Listing>
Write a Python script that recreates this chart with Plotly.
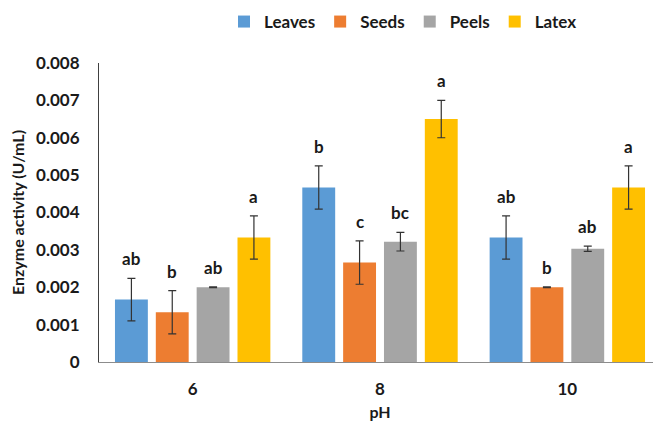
import plotly.graph_objects as go

categories = ["6", "8", "10"]
series_names = ["Leaves", "Seeds", "Peels", "Latex"]
leaves = [0.00167, 0.00467, 0.00333]
seeds = [0.00133, 0.00266, 0.00200]
peels = [0.00200, 0.00322, 0.00303]
latex = [0.00333, 0.00650, 0.00467]
leaves_err = [0.00057, 0.00058, 0.00058]
seeds_err = [0.00058, 0.00058, 0.00001]
peels_err = [0.00001, 0.00025, 0.00007]
latex_err = [0.00058, 0.00050, 0.00058]
leaves_letters = ["ab", "b", "ab"]
seeds_letters = ["b", "c", "b"]
peels_letters = ["ab", "bc", "ab"]
latex_letters = ["a", "a", "a"]
ytick_vals = [0, 0.001, 0.002, 0.003, 0.004, 0.005, 0.006, 0.007, 0.008]
ytick_text = ["0", "0.001", "0.002", "0.003", "0.004", "0.005", "0.006", "0.007", "0.008"]

colors = ["#5B9BD5", "#ED7D31", "#A5A5A5", "#FFC000"]
values = [leaves, seeds, peels, latex]
errors = [leaves_err, seeds_err, peels_err, latex_err]
letters = [leaves_letters, seeds_letters, peels_letters, latex_letters]

FONT = "Lato"
TXT = "#1a1a1a"

fig = go.Figure()
for i, name in enumerate(series_names):
    fig.add_trace(go.Bar(
        name=name,
        x=categories,
        y=values[i],
        marker=dict(color=colors[i], line=dict(width=0)),
        error_y=dict(type="data", array=errors[i], visible=True,
                     color="#333333", thickness=1.2, width=4),
        offsetgroup=str(i),
    ))

n = len(series_names)
bargap = 0.128
bargroupgap = 0.195
slot = (1 - bargap) / n
for i in range(n):
    for j, cat in enumerate(categories):
        xoff = -(1 - bargap) / 2 + slot * (i + 0.5)
        fig.add_annotation(
            x=j + xoff, xref="x", y=values[i][j] + errors[i][j], yref="y",
            text=letters[i][j], showarrow=False,
            yanchor="bottom", yshift=7,
            font=dict(family=FONT, size=17, color=TXT, weight="bold"),
        )

# page body has an 8px default margin, so figure coords = screen coords - 8
fig.update_layout(
    width=661, height=425,
    paper_bgcolor="white", plot_bgcolor="white",
    margin=dict(l=91, r=8, t=55, b=71, autoexpand=False),
    barmode="group", bargap=bargap, bargroupgap=bargroupgap,
    font=dict(family=FONT, color=TXT),
    legend=dict(orientation="h", x=395 / 661, xref="container", xanchor="center",
                y=1 - 14 / 425, yref="container", yanchor="middle",
                font=dict(family=FONT, size=17, color=TXT, weight="bold"),
                itemwidth=30, traceorder="normal", tracegroupgap=0),
    showlegend=True,
)
fig.update_xaxes(
    type="category", categoryorder="array", categoryarray=categories,
    range=[-0.5, 2.5], automargin=False,
    showline=True, linecolor="#8c8c8c", linewidth=1,
    showgrid=False, ticks="",
    tickfont=dict(family=FONT, size=17, color=TXT, weight="bold"),
    ticklabelstandoff=12,
    title=dict(text="pH", font=dict(family=FONT, size=16, color=TXT, weight="bold"), standoff=8),
)
fig.update_yaxes(
    range=[0, 0.008], automargin=False,
    tickvals=ytick_vals, ticktext=ytick_text,
    showline=True, linecolor="#404040", linewidth=1,
    showgrid=False, zeroline=False, ticks="",
    tickfont=dict(family=FONT, size=17, color=TXT, weight="bold"),
    ticklabelstandoff=15,
    title=dict(text="Enzyme activity (U/mL)", font=dict(family=FONT, size=16, color=TXT, weight="bold"), standoff=8),
)

fig.write_html("out.html")
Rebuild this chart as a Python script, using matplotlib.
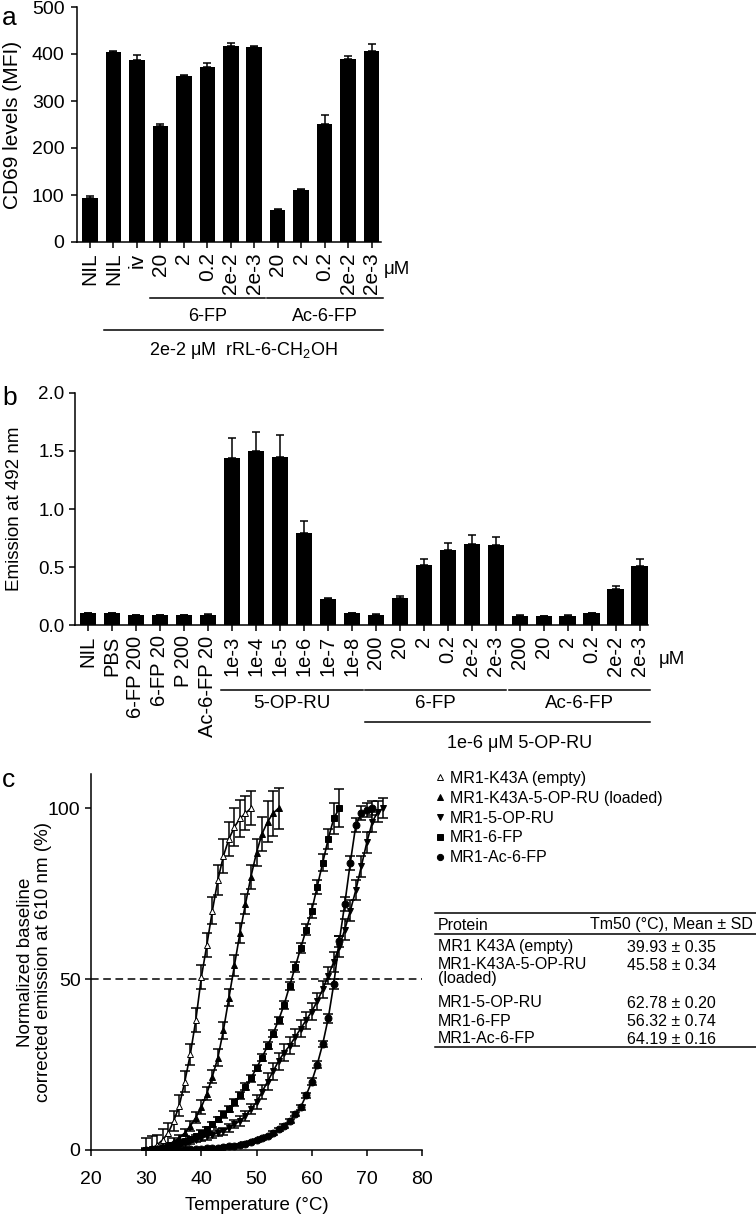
import numpy as np
import matplotlib
matplotlib.use('Agg')
import matplotlib.pyplot as plt
from matplotlib.lines import Line2D
from matplotlib.transforms import blended_transform_factory

plt.rcParams['font.family'] = ['Liberation Sans', 'DejaVu Sans']
plt.rcParams['mathtext.fontset'] = 'custom'
plt.rcParams['mathtext.rm'] = 'Liberation Sans'
plt.rcParams['axes.linewidth'] = 1.1
plt.rcParams['xtick.major.width'] = 1.1
plt.rcParams['ytick.major.width'] = 1.1
plt.rcParams['xtick.major.size'] = 4
plt.rcParams['ytick.major.size'] = 4

#%% data
# panel a
labels_a = ['NIL', 'NIL', 'iv', '20', '2', '0.2', '2e-2', '2e-3', '20', '2', '0.2', '2e-2', '2e-3']
cd69 = [93, 404, 388, 247, 353, 373, 417, 414, 69, 110, 251, 390, 407]
cd69_err = [4, 2, 9, 3, 2, 7, 6, 4, 2, 2, 20, 6, 14]

# panel b
labels_b = ['NIL', 'PBS', '6-FP 200', '6-FP 20', 'P 200', 'Ac-6-FP 20',
            '1e-3', '1e-4', '1e-5', '1e-6', '1e-7', '1e-8',
            '200', '20', '2', '0.2', '2e-2', '2e-3',
            '200', '20', '2', '0.2', '2e-2', '2e-3']
emission = [0.10, 0.10, 0.085, 0.085, 0.085, 0.09,
            1.44, 1.50, 1.45, 0.79, 0.22, 0.10,
            0.09, 0.23, 0.52, 0.65, 0.70, 0.69,
            0.08, 0.075, 0.08, 0.10, 0.31, 0.51]
emission_err = [0.005, 0.005, 0.004, 0.004, 0.004, 0.004,
                0.17, 0.16, 0.19, 0.11, 0.01, 0.005,
                0.005, 0.02, 0.05, 0.06, 0.08, 0.07,
                0.004, 0.004, 0.004, 0.005, 0.03, 0.06]

# panel c (thermal shift, one point per degree)
t_k43a = list(range(30, 50))
y_k43a = [0, 0.5, 1.5, 3, 5, 8.5, 13, 20, 28, 38,
          50.5, 60, 70, 79, 86, 91, 94.5, 97, 98.5, 100]
e_k43a = [3.5, 3.5, 3, 3, 3, 3, 3, 3, 3, 3.5,
          3.5, 3.5, 4, 4.5, 5, 5, 5.5, 5.5, 5, 5]

t_k43a_5op = list(range(30, 55))
y_k43a_5op = [0, 0.2, 0.5, 1, 1.5, 2.5, 3.5, 5, 7, 9.5,
              12.5, 16.5, 21.5, 27, 35, 44.5, 54, 63.5, 72, 80,
              87, 92.5, 96, 98.5, 100]
e_k43a_5op = [0.5, 0.5, 0.5, 0.5, 0.5, 1, 1, 1, 1.5, 1.5,
              2, 2, 2, 2.5, 2.5, 2.5, 3, 3, 3, 3.5,
              4, 5, 6, 6.5, 6]

t_5op = list(range(30, 74))
y_5op = [0, 0, 0.2, 0.4, 0.7, 1, 1.5, 2, 2.5, 3,
         3.5, 4, 4.5, 5, 5.5, 6.5, 7.5, 8.5, 10, 12,
         14, 17, 20, 23, 26, 28.5, 30.5, 33, 35.5, 38,
         40.5, 43.5, 47, 51, 55, 59.5, 64.5, 70, 76, 83,
         90, 96, 99, 100]
e_5op = [0.3, 0.3, 0.3, 0.3, 0.3, 0.5, 0.5, 0.5, 0.8, 0.8,
         0.8, 1, 1, 1, 1, 1.2, 1.2, 1.5, 1.5, 1.5,
         2, 2, 2.5, 2.5, 2.5, 2.5, 2.5, 2.5, 2.5, 2.5,
         2.5, 2.5, 2.5, 2.5, 3, 3, 3, 3, 3, 3,
         3, 3, 3, 3]

t_6fp = list(range(30, 66))
y_6fp = [0, 0.2, 0.4, 0.7, 1, 1.5, 2, 2.5, 3.2, 4,
         5, 6, 7.5, 9, 10.5, 12, 14, 16, 18.5, 21,
         24, 27, 30.5, 34, 38, 42.5, 48, 53.5, 59, 64.5,
         70, 77, 84, 91, 97, 100]
e_6fp = [0.3, 0.3, 0.3, 0.3, 0.3, 0.5, 0.5, 0.5, 0.5, 0.5,
         0.8, 0.8, 0.8, 0.8, 1, 1, 1, 1, 1, 1,
         1, 1, 1, 1, 1, 1.2, 1.2, 1.5, 1.5, 1.5,
         2, 2, 2.5, 3, 4.5, 5.5]

t_ac6fp = list(range(30, 72))
y_ac6fp = [0, 0, 0, 0, 0, 0, 0.1, 0.2, 0.2, 0.3,
           0.4, 0.5, 0.6, 0.7, 0.9, 1.1, 1.3, 1.6, 1.9, 2.3,
           2.8, 3.4, 4.1, 5, 6, 7, 8.5, 10.5, 12.5, 16,
           20, 25, 31, 38.5, 48.5, 61, 72, 84, 95, 98.5,
           99.5, 100]
e_ac6fp = [0.2, 0.2, 0.2, 0.2, 0.2, 0.2, 0.2, 0.2, 0.2, 0.2,
           0.2, 0.2, 0.2, 0.2, 0.3, 0.3, 0.3, 0.3, 0.3, 0.3,
           0.4, 0.4, 0.4, 0.5, 0.5, 0.5, 0.6, 0.6, 0.8, 0.8,
           1, 1, 1, 1.2, 1.5, 1.5, 2, 2, 2, 2,
           2, 2]

proteins = ['MR1 K43A (empty)', 'MR1-K43A-5-OP-RU\n(loaded)', 'MR1-5-OP-RU', 'MR1-6-FP', 'MR1-Ac-6-FP']
tm50 = [39.93, 45.58, 62.78, 56.32, 64.19]
tm50_sd = [0.35, 0.34, 0.20, 0.74, 0.16]

#%% layout helpers
W, H = 756, 1215
fig = plt.figure(figsize=(W/100, H/100), dpi=100)


def box(l, t, r, b):
    return [l/W, 1 - b/H, (r - l)/W, (b - t)/H]


def bracket(ax, x0, x1, y, text, ty, fs=13, family=None, dx=0):
    tr = blended_transform_factory(ax.transData, ax.transAxes)
    ax.plot([x0, x1], [y, y], transform=tr, color='k', lw=1.1, clip_on=False)
    ax.text((x0 + x1)/2 + dx, ty, text, transform=tr, ha='center', va='center',
            fontsize=fs, family=family)


def clean(ax):
    ax.spines['top'].set_visible(False)
    ax.spines['right'].set_visible(False)
    ax.tick_params(direction='out')


#%% panel a
ax = fig.add_axes(box(77, 7, 381, 242))
xa = np.arange(len(cd69))
ax.bar(xa, cd69, width=0.66, color='k')
ax.errorbar(xa, cd69, yerr=[np.zeros(len(cd69)), cd69_err], fmt='none',
            ecolor='k', elinewidth=1.1, capsize=3, capthick=1.1)
ax.set_xlim(-0.55, 12.4)
ax.set_ylim(0, 500)
ax.set_yticks([0, 100, 200, 300, 400, 500])
ax.set_xticks(xa)
ax.set_xticklabels(labels_a, rotation=90, fontsize=15)
ax.tick_params(axis='y', labelsize=14, pad=5)
ax.set_ylabel('CD69 levels (MFI)', fontsize=15)
ax.yaxis.set_label_coords(-0.18, 0.5)
clean(ax)
bracket(ax, 2.55, 7.45, -0.238, '6-FP', -0.319)
bracket(ax, 7.55, 12.5, -0.238, 'Ac-6-FP', -0.319)
bracket(ax, 0.6, 12.5, -0.374, r'2e-2 μM  rRL-6-CH$_2$OH', -0.46)
fig.text(397/W, 1 - 270/H, 'μM', fontsize=13.5, ha='center', va='center')

#%% panel b
ax = fig.add_axes(box(75, 393, 648, 625))
xb = np.arange(len(emission))
ax.bar(xb, emission, width=0.68, color='k')
ax.errorbar(xb, emission, yerr=[np.zeros(len(emission)), emission_err], fmt='none',
            ecolor='k', elinewidth=1.1, capsize=3, capthick=1.1)
ax.set_xlim(-0.54, 23.35)
ax.set_ylim(0, 2.0)
ax.set_yticks([0, 0.5, 1.0, 1.5, 2.0])
ax.set_yticklabels(['0.0', '0.5', '1.0', '1.5', '2.0'], fontsize=13.5)
ax.set_xticks(xb)
ax.set_xticklabels(labels_b, rotation=90, fontsize=14.5)
ax.set_ylabel('Emission at 492 nm', fontsize=13.5)
ax.yaxis.set_label_coords(-0.09, 0.5)
clean(ax)
bracket(ax, 5.55, 11.45, -0.28, '5-OP-RU', -0.34, 13.5)
bracket(ax, 11.55, 17.45, -0.28, '6-FP', -0.34, 13.5)
bracket(ax, 17.55, 23.45, -0.28, 'Ac-6-FP', -0.34, 13.5)
bracket(ax, 11.55, 23.45, -0.418, '1e-6 μM 5-OP-RU', -0.509, 13, dx=0.5)
fig.text(672/W, 1 - 660/H, 'μM', fontsize=13.5, ha='center', va='center')

#%% panel c
ax = fig.add_axes(box(91, 774, 422, 1150))
series = [(t_k43a, y_k43a, e_k43a, '^', 'white'),
          (t_k43a_5op, y_k43a_5op, e_k43a_5op, '^', 'k'),
          (t_5op, y_5op, e_5op, 'v', 'k'),
          (t_6fp, y_6fp, e_6fp, 's', 'k'),
          (t_ac6fp, y_ac6fp, e_ac6fp, 'o', 'k')]
for t, y, e, m, fc in series:
    ax.errorbar(t, y, yerr=e, fmt='none', ecolor='k', elinewidth=1.1,
                capsize=3.5, capthick=1.1, zorder=2)
    ax.plot(t, y, '-', color='k', lw=1.2, zorder=3)
    ax.plot(t, y, ls='none', marker=m, ms=5, mfc=fc, mec='k', mew=0.7, zorder=4)
ax.axhline(50, color='k', lw=1.1, ls=(0, (5, 3)), zorder=1)
ax.set_xlim(20, 80)
ax.set_ylim(0, 110)
ax.set_xticks([20, 30, 40, 50, 60, 70, 80])
ax.set_yticks([0, 50, 100])
ax.tick_params(labelsize=14)
ax.tick_params(axis='x', pad=11)
ax.set_xlabel('Temperature (°C)', fontsize=13.5)
ax.xaxis.set_label_coords(0.5, -0.125)
ax.set_ylabel('Normalized baseline\ncorrected emission at 610 nm (%)', fontsize=13.5,
              linespacing=1.05)
ax.yaxis.set_label_coords(-0.118, 0.5)
clean(ax)

handles = [Line2D([], [], ls='none', marker=m, ms=4.5, mfc=fc, mec='k', mew=0.7)
           for _, _, _, m, fc in series]
leg_labels = ['MR1-K43A (empty)', 'MR1-K43A-5-OP-RU (loaded)', 'MR1-5-OP-RU',
              'MR1-6-FP', 'MR1-Ac-6-FP']
fig.legend(handles, leg_labels, loc='upper left', bbox_to_anchor=(436/W, 1 - 771/H),
           frameon=False, fontsize=11.5, handlelength=0.5, handletextpad=0.35,
           labelspacing=0.3, borderpad=0, borderaxespad=0)

# Tm50 table
x0, x1 = 435/W, 1.0
for yl in [913, 934, 1047]:
    fig.add_artist(Line2D([x0, x1], [1 - yl/H, 1 - yl/H], color='k', lw=1.1))
fig.text(438/W, 1 - 925/H, 'Protein', fontsize=11.5, va='center')
fig.text(590/W, 1 - 925/H, 'Tm50 (°C), Mean ± SD', fontsize=11.5, va='center')
row_y = [947, 965, 1003, 1022, 1039]
for name, m, s, ry in zip(proteins, tm50, tm50_sd, row_y):
    fig.text(438/W, 1 - (ry - 8)/H, name, fontsize=11.5, va='top', linespacing=0.95)
    fig.text(627/W, 1 - ry/H, '%.2f ± %.2f' % (m, s), fontsize=11.5, va='center')

# panel letters
fig.text(2/W, 1 - 18/H, 'a', fontsize=19, va='center')
fig.text(2/W, 1 - 398/H, 'b', fontsize=19, va='center')
fig.text(2/W, 1 - 780/H, 'c', fontsize=19, va='center')

fig.savefig('out.png', dpi=100)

Task objective>
Return exactly the lines from the one with "Rebuild this chart" to the one with "3.5, 3.5, 4, 4.5, 5, 5, 5.5, 5.5, 5, 5]", inclusive, and nothing else; skip the pictures.

Result of this task>
Rebuild this chart as a Python script, using matplotlib.
import numpy as np
import matplotlib
matplotlib.use('Agg')
import matplotlib.pyplot as plt
from matplotlib.lines import Line2D
from matplotlib.transforms import blended_transform_factory

plt.rcParams['font.family'] = ['Liberation Sans', 'DejaVu Sans']
plt.rcParams['mathtext.fontset'] = 'custom'
plt.rcParams['mathtext.rm'] = 'Liberation Sans'
plt.rcParams['axes.linewidth'] = 1.1
plt.rcParams['xtick.major.width'] = 1.1
plt.rcParams['ytick.major.width'] = 1.1
plt.rcParams['xtick.major.size'] = 4
plt.rcParams['ytick.major.size'] = 4

#%% data
# panel a
labels_a = ['NIL', 'NIL', 'iv', '20', '2', '0.2', '2e-2', '2e-3', '20', '2', '0.2', '2e-2', '2e-3']
cd69 = [93, 404, 388, 247, 353, 373, 417, 414, 69, 110, 251, 390, 407]
cd69_err = [4, 2, 9, 3, 2, 7, 6, 4, 2, 2, 20, 6, 14]

# panel b
labels_b = ['NIL', 'PBS', '6-FP 200', '6-FP 20', 'P 200', 'Ac-6-FP 20',
            '1e-3', '1e-4', '1e-5', '1e-6', '1e-7', '1e-8',
            '200', '20', '2', '0.2', '2e-2', '2e-3',
            '200', '20', '2', '0.2', '2e-2', '2e-3']
emission = [0.10, 0.10, 0.085, 0.085, 0.085, 0.09,
            1.44, 1.50, 1.45, 0.79, 0.22, 0.10,
            0.09, 0.23, 0.52, 0.65, 0.70, 0.69,
            0.08, 0.075, 0.08, 0.10, 0.31, 0.51]
emission_err = [0.005, 0.005, 0.004, 0.004, 0.004, 0.004,
                0.17, 0.16, 0.19, 0.11, 0.01, 0.005,
                0.005, 0.02, 0.05, 0.06, 0.08, 0.07,
                0.004, 0.004, 0.004, 0.005, 0.03, 0.06]

# panel c (thermal shift, one point per degree)
t_k43a = list(range(30, 50))
y_k43a = [0, 0.5, 1.5, 3, 5, 8.5, 13, 20, 28, 38,
          50.5, 60, 70, 79, 86, 91, 94.5, 97, 98.5, 100]
e_k43a = [3.5, 3.5, 3, 3, 3, 3, 3, 3, 3, 3.5,
          3.5, 3.5, 4, 4.5, 5, 5, 5.5, 5.5, 5, 5]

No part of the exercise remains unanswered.